Раненого или плохо положили, или носилки оказались коротки, но его ноги торчали из-под одеяла — одна в облепленном присохшей грязью ботинке, другая разутая и без носка. Босая нога была наспех перевязана, и по бинту расползлось большое темное пятно с розовыми краями.
Санитары перестали звякать за моей спиной, и я расслышал слабый звук — будто где-то поблизости редкие капли падали из протекающего крана в раковину, но тут же мои глаза углядели расползшуюся по кафельному полу под пяткой раненого густую лужицу. Забыв про плечо, я резко повернулся и чуть не охнул, так его рвануло изнутри. Санитары кончили питаться, и один из них вековечным испанским жестом вскинул бутылку вверх дном, и вино, булькая, полилось ему прямо в горло, не попав на подбородок и даже не замочив губ.
Любопытно, откуда взялись эти сволочи? Безусловно, они не нашей бригады, у всем известного добряка и притом блестящего организатора Хейльбрунна не смогли бы прижиться этакие бесчеловечные твари. Их и в конюхи взять нельзя, не то чтоб допустить ухаживать за ранеными. А на вид люди как люди, и не анархисты даже, во всяком случае, никаких внешних черно-красных признаков, разве что кожаная фуражка, анархисты обожают их…
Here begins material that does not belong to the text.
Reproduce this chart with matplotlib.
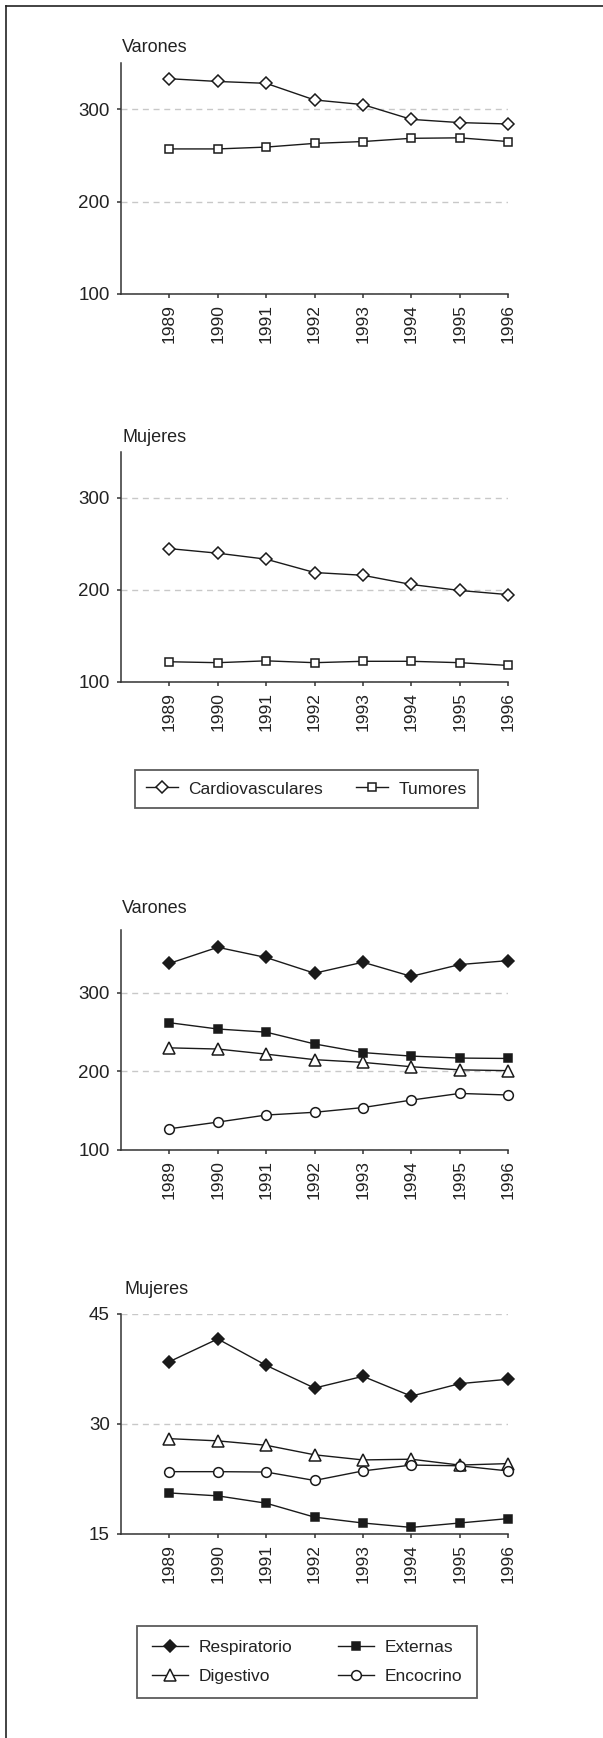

Еще сдерживаясь, хотя злоба вскипала во мне, я по-французски, но для понятливости вставляя, когда они попадали на язык, испанские слова, вопросил, почему это раненый — este camarada herido — валяется на полу и кровь — la sangre — течет из его pierna, а они — ellos — со всеми своими красными крестами — con todos estés cruzas rojos — вместо того чтобы вызвать врача и оказать помощь, расположились поесть?
В противоположность мне, вклинивая в испанский французские слова, шофер без тени смущения пояснил, что этот милисиано чужой, не из нашей бригады, что она сейчас, как я сам, наверно, знаю, не в бою, и ее санитарная служба тоже имеет право отдохнуть, но что им пришлось отвезти на фронт, в бригаду Нино Нанетти, товарища Хулиана, потому что он обещал помочь тамошнему доктору в одной трудной операции, а оттуда товарищ Хулиан приказал им забрать этого их раненого, которым некому было заняться. Но когда они приехали, час еды уже прошел, почему ж им было не позавтракать, ведь рана у этого человека в стопу и сквозная…
Я не дал ему разглагольствовать дальше. Сердце мое бешено заколотилось, в висках застучали молоточки, а проклятое плечо задергало хуже, чем ночью. Вне себя орал, что они, все трое, настоящие гиены, хуже всяких фашистов, и что если раненый сию же минуту не будет перевезен и уложен в постель, то я их как собак пристрелю.
Я был в таком озлоблении и так яростно изрыгал бессмысленные ругательства и угрозы, а кроме того изловчился левой рукой — пребольно толкнув себя при этом под прибинтованный к ребрам локоть — вытащить парабеллум и до того остервенело размахивал им, что санитары засуетились и, раньше чем из внутренних помещений выбежал на мои вопли незнакомый заспанный врач, уже потащили носилки с насмерть перепуганным виновником скандала в операционную.
От резких ли телодвижений или от волнения, но руке стало хуже, и я провел ужасную, насквозь бессонную ночь, а утром ко мне зашел Хейльбрунн, приветливо поздоровался И своим переламывающимся голосом предложил мне, раз я уже могу вставать, переселиться в помещение штаба. Завтра все до одного врачи и почти вся обслуга выезжают с бригадой на большое расстояние, и квалифицированной медицинской помощи я здесь все равно не получу. Некому будет лечить меня и в Фуэнкаррале, однако в привычной обстановке я, безусловно, почувствую себя спокойнее.
Радостно согласившись, я хотел было пожаловаться Хейльбрунну на творящиеся в его отсутствие безобразия, но какое-то сложное чувство удержало меня. Почему-то мне вдруг вообразилось, что Хейльбрунн хотя и скрывает это, но уже знает обо всем, однако находится не на моей стороне, даже недоволен мною; уж не желанием ли избавиться от сующего нос не в свои дела и много себе позволяющего пациента подсказана ему и сама идея моего переезда в Фуэнкарраль?
Как бы там ни было, а за двое суток до Нового года я снова, но на положении выздоравливающего, оказался в штабе бригады. Так как боли неизвестно почему не ослабевали, я большую часть времени проводил лежа на продавленном клеенчатом диванчике в коридоре второго этажа у дверей в комнату Лукача; поселиться как раньше вместе с ним мне мешала боязнь, что преследующей меня по ночам непреодолимой бессонницей я буду беспокоить его.